§ **Task goal**: Please set down all the lines beneath this one exactly, without the pictures.
----
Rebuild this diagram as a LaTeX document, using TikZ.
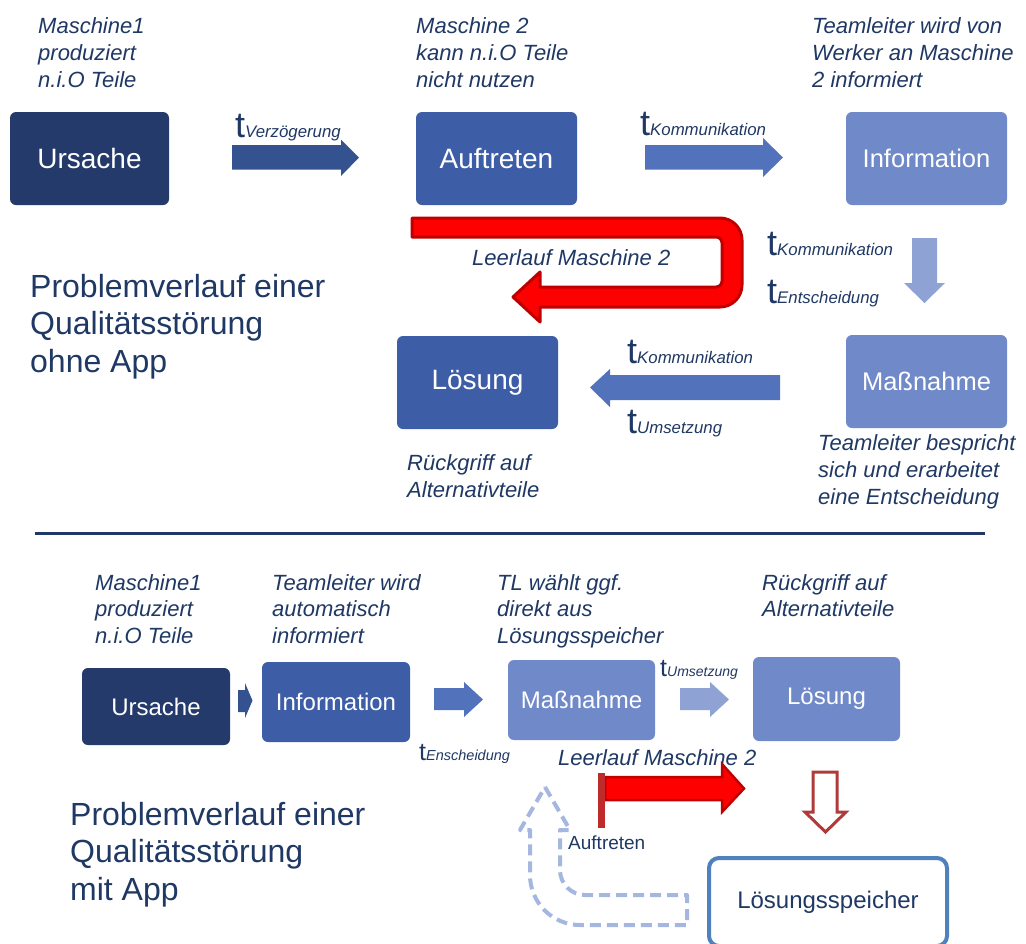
\documentclass[tikz,border=0pt]{standalone}
\usepackage{fontspec}
\setmainfont{Liberation Sans}
\definecolor{navy}{HTML}{1F3864}
\definecolor{cA}{HTML}{243A6B}
\definecolor{cB}{HTML}{3D5DA7}
\definecolor{cC}{HTML}{7089C9}
\definecolor{arA}{HTML}{34528F}
\definecolor{arB}{HTML}{5272BC}
\definecolor{arC}{HTML}{8FA2D4}
\definecolor{redfill}{HTML}{FF0000}
\definecolor{redline}{HTML}{C00000}
\definecolor{dashblue}{HTML}{A5B7E0}
\definecolor{frameblue}{HTML}{4F81BD}
\definecolor{barred}{HTML}{BE2B2B}
\definecolor{outred}{HTML}{B03A3A}
\newcommand{\lns}[1]{\begin{tabular}[t]{@{}l@{}}#1\end{tabular}}
\newcommand{\tlab}[3]{{\fontsize{#1}{#1}\selectfont t}{\fontsize{#2}{#2}\itshape\selectfont #3}}
\begin{document}
\begin{tikzpicture}[x=1pt,y=-1pt,
  box/.style={rounded corners=6pt, inner sep=0pt, text=white},
  bigbox/.style={box, minimum width=161pt, minimum height=93pt},
  smallbox/.style={box, minimum width=148pt, minimum height=80pt, font=\fontsize{24}{28}\selectfont},
  captxt/.style={inner sep=0pt, text=navy, anchor=base west, font=\fontsize{22}{27}\itshape\selectfont},
  bcaptxt/.style={inner sep=0pt, text=navy, anchor=base west, font=\fontsize{22}{26.5}\itshape\selectfont},
  headtxt/.style={inner sep=0pt, text=navy, anchor=base west, font=\fontsize{32}{37.5}\selectfont},
  tlabel/.style={inner sep=0pt, text=navy, anchor=base west}
]
\useasboundingbox (0,0) rectangle (1026,943);
\fill[white] (0,0) rectangle (1026,943);

% ---------- top part ----------
\node[bigbox, fill=cA, minimum width=159pt, font=\fontsize{28}{34}\selectfont] (u1) at (89.5,158.5) {Ursache};
\node[bigbox, fill=cB, font=\fontsize{28}{34}\selectfont] (a1) at (496.5,158.5) {Auftreten};
\node[bigbox, fill=cC, font=\fontsize{25.5}{30}\selectfont] (i1) at (926.5,158.5) {Information};
\node[bigbox, fill=cC, font=\fontsize{25.5}{30}\selectfont] (m1) at (926.5,381.5) {Maßnahme};
\node[bigbox, fill=cB, font=\fontsize{28}{34}\selectfont] (l1) at (477.5,382.5) {Lösung};

% block arrows
\fill[arA] (232,145) -- (341,145) -- (341,139.5) -- (359,157.5) -- (341,176) -- (341,169.5) -- (232,169.5) -- cycle;
\fill[arB] (645,145) -- (763,145) -- (763,138) -- (783,157.5) -- (763,177) -- (763,169.5) -- (645,169.5) -- cycle;
\fill[arC] (912,238) -- (937,238) -- (937,283) -- (945,283) -- (924.5,303) -- (904,283) -- (912,283) -- cycle;
\fill[arB] (780,375) -- (610,375) -- (610,369) -- (590,387.5) -- (610,407) -- (610,400) -- (780,400) -- cycle;

% red U-turn arrow
\draw[line width=3pt, draw=redline, fill=redfill, line join=round]
  (412,218) [rounded corners=22pt] -- (742,218) -- (742,307) [sharp corners] -- (540,307) -- (540,322) -- (513,297) -- (540,272) -- (540,287)
  [rounded corners=6pt] -- (722,287) -- (722,237) [sharp corners] -- (412,237) -- cycle;

% t labels
\node[tlabel] (tv) at (235,137) {\tlab{36}{16.8}{Verzögerung}};
\node[tlabel] (tk1) at (640,135) {\tlab{36}{16.8}{Kommunikation}};
\node[tlabel] (tk2) at (767,255) {\tlab{36}{16.8}{Kommunikation}};
\node[tlabel] (te1) at (767,303) {\tlab{36}{16.8}{Entscheidung}};
\node[tlabel] (tk3) at (627,363) {\tlab{36}{16.8}{Kommunikation}};
\node[tlabel] (tu1) at (627,433) {\tlab{36}{16.8}{Umsetzung}};

% captions
\node[captxt] (c1) at (38,33) {\lns{Maschine1\\produziert\\n.i.O Teile}};
\node[captxt] (c2) at (416,33) {\lns{Maschine 2\\kann n.i.O Teile\\nicht nutzen}};
\node[captxt] (c3) at (812,33) {\lns{Teamleiter wird von\\Werker an Maschine\\2 informiert}};
\node[captxt] (c4) at (818,450) {\lns{Teamleiter bespricht\\sich und erarbeitet\\eine Entscheidung}};
\node[captxt] (c5) at (407,470) {\lns{Rückgriff auf\\Alternativteile}};
\node[captxt] (lm1) at (472,265) {Leerlauf Maschine 2};

\node[headtxt] (h1) at (30,297) {\lns{Problemverlauf einer\\Qualitätsstörung\\ohne App}};

% separator
\draw[navy, line width=3pt] (35,533) -- (985,533);

% ---------- bottom part ----------
\node[smallbox, fill=cA, minimum height=77pt] (u2) at (156,706.5) {Ursache};
\node[smallbox, fill=cB] (i2) at (336,702) {Information};
\node[smallbox, fill=cC, minimum width=147pt] (m2) at (581.5,700) {Maßnahme};
\node[smallbox, fill=cC, minimum width=147pt, minimum height=84pt] (l2) at (826.5,699) {Lösung};

\fill[arA] (238,690) -- (245,690) -- (245,683) -- (252.5,700.5) -- (245,718) -- (245,712) -- (238,712) -- cycle;
\fill[arB] (434,688) -- (464,688) -- (464,682) -- (483,699.5) -- (464,717) -- (464,710) -- (434,710) -- cycle;
\fill[arC] (680,688) -- (710,688) -- (710,682) -- (729,699.5) -- (710,717) -- (710,710) -- (680,710) -- cycle;

\node[tlabel] (tu2) at (660,676) {\tlab{25}{14}{Umsetzung}};
\node[tlabel] (te2) at (419,760) {\tlab{25}{14.5}{Enscheidung}};

\node[bcaptxt] (d1) at (95,590) {\lns{Maschine1\\produziert\\n.i.O Teile}};
\node[bcaptxt] (d2) at (272,590) {\lns{Teamleiter wird\\automatisch\\informiert}};
\node[bcaptxt] (d3) at (497,590) {\lns{TL wählt ggf.\\direkt aus\\Lösungsspeicher}};
\node[bcaptxt] (d4) at (762,590) {\lns{Rückgriff auf\\Alternativteile}};
\node[captxt] (lm2) at (558,765) {Leerlauf Maschine 2};

\node[headtxt] (h2) at (70,825) {\lns{Problemverlauf einer\\Qualitätsstörung\\mit App}};

% dashed return arrow
\draw[dashblue, line width=4pt, dash pattern=on 11pt off 6pt, line join=round]
  (545,787) -- (570,830) -- (560,830) [rounded corners=25pt] -- (560,895) [sharp corners] -- (687,895) -- (687,925)
  [rounded corners=50pt] -- (530,925) [sharp corners] -- (530,830) -- (520,830) -- cycle;

% red Leerlauf arrow
\draw[line width=2.5pt, draw=redline, fill=redfill, line join=miter]
  (605,777) -- (722,777) -- (722,764) -- (744,788.5) -- (722,812) -- (722,800) -- (605,800) -- cycle;
\fill[barred] (598,773) rectangle (605,828);
\node[tlabel, font=\fontsize{19}{22}\selectfont] (auf) at (568,849) {Auftreten};

% outlined down arrow
\draw[outred, line width=3pt, fill=white, line join=miter]
  (813,772) -- (837,772) -- (837,812) -- (846,812) -- (825.5,832) -- (805,812) -- (813,812) -- cycle;

\node[draw=frameblue, line width=4pt, rounded corners=10pt, minimum width=238pt, minimum height=88pt,
      inner sep=0pt, text=navy, font=\fontsize{24}{28}\selectfont] (ls) at (828,902) {Lösungsspeicher};
\end{tikzpicture}
\end{document}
----
§ **Answer to the exercise**:
Rebuild this diagram as a LaTeX document, using TikZ.
\documentclass[tikz,border=0pt]{standalone}
\usepackage{fontspec}
\setmainfont{Liberation Sans}
\definecolor{navy}{HTML}{1F3864}
\definecolor{cA}{HTML}{243A6B}
\definecolor{cB}{HTML}{3D5DA7}
\definecolor{cC}{HTML}{7089C9}
\definecolor{arA}{HTML}{34528F}
\definecolor{arB}{HTML}{5272BC}
\definecolor{arC}{HTML}{8FA2D4}
\definecolor{redfill}{HTML}{FF0000}
\definecolor{redline}{HTML}{C00000}
\definecolor{dashblue}{HTML}{A5B7E0}
\definecolor{frameblue}{HTML}{4F81BD}
\definecolor{barred}{HTML}{BE2B2B}
\definecolor{outred}{HTML}{B03A3A}
\newcommand{\lns}[1]{\begin{tabular}[t]{@{}l@{}}#1\end{tabular}}
\newcommand{\tlab}[3]{{\fontsize{#1}{#1}\selectfont t}{\fontsize{#2}{#2}\itshape\selectfont #3}}
\begin{document}
\begin{tikzpicture}[x=1pt,y=-1pt,
  box/.style={rounded corners=6pt, inner sep=0pt, text=white},
  bigbox/.style={box, minimum width=161pt, minimum height=93pt},
  smallbox/.style={box, minimum width=148pt, minimum height=80pt, font=\fontsize{24}{28}\selectfont},
  captxt/.style={inner sep=0pt, text=navy, anchor=base west, font=\fontsize{22}{27}\itshape\selectfont},
  bcaptxt/.style={inner sep=0pt, text=navy, anchor=base west, font=\fontsize{22}{26.5}\itshape\selectfont},
  headtxt/.style={inner sep=0pt, text=navy, anchor=base west, font=\fontsize{32}{37.5}\selectfont},
  tlabel/.style={inner sep=0pt, text=navy, anchor=base west}
]
\useasboundingbox (0,0) rectangle (1026,943);
\fill[white] (0,0) rectangle (1026,943);

% ---------- top part ----------
\node[bigbox, fill=cA, minimum width=159pt, font=\fontsize{28}{34}\selectfont] (u1) at (89.5,158.5) {Ursache};
\node[bigbox, fill=cB, font=\fontsize{28}{34}\selectfont] (a1) at (496.5,158.5) {Auftreten};
\node[bigbox, fill=cC, font=\fontsize{25.5}{30}\selectfont] (i1) at (926.5,158.5) {Information};
\node[bigbox, fill=cC, font=\fontsize{25.5}{30}\selectfont] (m1) at (926.5,381.5) {Maßnahme};
\node[bigbox, fill=cB, font=\fontsize{28}{34}\selectfont] (l1) at (477.5,382.5) {Lösung};

% block arrows
\fill[arA] (232,145) -- (341,145) -- (341,139.5) -- (359,157.5) -- (341,176) -- (341,169.5) -- (232,169.5) -- cycle;
\fill[arB] (645,145) -- (763,145) -- (763,138) -- (783,157.5) -- (763,177) -- (763,169.5) -- (645,169.5) -- cycle;
\fill[arC] (912,238) -- (937,238) -- (937,283) -- (945,283) -- (924.5,303) -- (904,283) -- (912,283) -- cycle;
\fill[arB] (780,375) -- (610,375) -- (610,369) -- (590,387.5) -- (610,407) -- (610,400) -- (780,400) -- cycle;

% red U-turn arrow
\draw[line width=3pt, draw=redline, fill=redfill, line join=round]
  (412,218) [rounded corners=22pt] -- (742,218) -- (742,307) [sharp corners] -- (540,307) -- (540,322) -- (513,297) -- (540,272) -- (540,287)
  [rounded corners=6pt] -- (722,287) -- (722,237) [sharp corners] -- (412,237) -- cycle;

% t labels
\node[tlabel] (tv) at (235,137) {\tlab{36}{16.8}{Verzögerung}};
\node[tlabel] (tk1) at (640,135) {\tlab{36}{16.8}{Kommunikation}};
\node[tlabel] (tk2) at (767,255) {\tlab{36}{16.8}{Kommunikation}};
\node[tlabel] (te1) at (767,303) {\tlab{36}{16.8}{Entscheidung}};
\node[tlabel] (tk3) at (627,363) {\tlab{36}{16.8}{Kommunikation}};
\node[tlabel] (tu1) at (627,433) {\tlab{36}{16.8}{Umsetzung}};

% captions
\node[captxt] (c1) at (38,33) {\lns{Maschine1\\produziert\\n.i.O Teile}};
\node[captxt] (c2) at (416,33) {\lns{Maschine 2\\kann n.i.O Teile\\nicht nutzen}};
\node[captxt] (c3) at (812,33) {\lns{Teamleiter wird von\\Werker an Maschine\\2 informiert}};
\node[captxt] (c4) at (818,450) {\lns{Teamleiter bespricht\\sich und erarbeitet\\eine Entscheidung}};
\node[captxt] (c5) at (407,470) {\lns{Rückgriff auf\\Alternativteile}};
\node[captxt] (lm1) at (472,265) {Leerlauf Maschine 2};

\node[headtxt] (h1) at (30,297) {\lns{Problemverlauf einer\\Qualitätsstörung\\ohne App}};

% separator
\draw[navy, line width=3pt] (35,533) -- (985,533);

% ---------- bottom part ----------
\node[smallbox, fill=cA, minimum height=77pt] (u2) at (156,706.5) {Ursache};
\node[smallbox, fill=cB] (i2) at (336,702) {Information};
\node[smallbox, fill=cC, minimum width=147pt] (m2) at (581.5,700) {Maßnahme};
\node[smallbox, fill=cC, minimum width=147pt, minimum height=84pt] (l2) at (826.5,699) {Lösung};

\fill[arA] (238,690) -- (245,690) -- (245,683) -- (252.5,700.5) -- (245,718) -- (245,712) -- (238,712) -- cycle;
\fill[arB] (434,688) -- (464,688) -- (464,682) -- (483,699.5) -- (464,717) -- (464,710) -- (434,710) -- cycle;
\fill[arC] (680,688) -- (710,688) -- (710,682) -- (729,699.5) -- (710,717) -- (710,710) -- (680,710) -- cycle;

\node[tlabel] (tu2) at (660,676) {\tlab{25}{14}{Umsetzung}};
\node[tlabel] (te2) at (419,760) {\tlab{25}{14.5}{Enscheidung}};

\node[bcaptxt] (d1) at (95,590) {\lns{Maschine1\\produziert\\n.i.O Teile}};
\node[bcaptxt] (d2) at (272,590) {\lns{Teamleiter wird\\automatisch\\informiert}};
\node[bcaptxt] (d3) at (497,590) {\lns{TL wählt ggf.\\direkt aus\\Lösungsspeicher}};
\node[bcaptxt] (d4) at (762,590) {\lns{Rückgriff auf\\Alternativteile}};
\node[captxt] (lm2) at (558,765) {Leerlauf Maschine 2};

\node[headtxt] (h2) at (70,825) {\lns{Problemverlauf einer\\Qualitätsstörung\\mit App}};

% dashed return arrow
\draw[dashblue, line width=4pt, dash pattern=on 11pt off 6pt, line join=round]
  (545,787) -- (570,830) -- (560,830) [rounded corners=25pt] -- (560,895) [sharp corners] -- (687,895) -- (687,925)
  [rounded corners=50pt] -- (530,925) [sharp corners] -- (530,830) -- (520,830) -- cycle;

% red Leerlauf arrow
\draw[line width=2.5pt, draw=redline, fill=redfill, line join=miter]
  (605,777) -- (722,777) -- (722,764) -- (744,788.5) -- (722,812) -- (722,800) -- (605,800) -- cycle;
\fill[barred] (598,773) rectangle (605,828);
\node[tlabel, font=\fontsize{19}{22}\selectfont] (auf) at (568,849) {Auftreten};

% outlined down arrow
\draw[outred, line width=3pt, fill=white, line join=miter]
  (813,772) -- (837,772) -- (837,812) -- (846,812) -- (825.5,832) -- (805,812) -- (813,812) -- cycle;

\node[draw=frameblue, line width=4pt, rounded corners=10pt, minimum width=238pt, minimum height=88pt,
      inner sep=0pt, text=navy, font=\fontsize{24}{28}\selectfont] (ls) at (828,902) {Lösungsspeicher};
\end{tikzpicture}
\end{document}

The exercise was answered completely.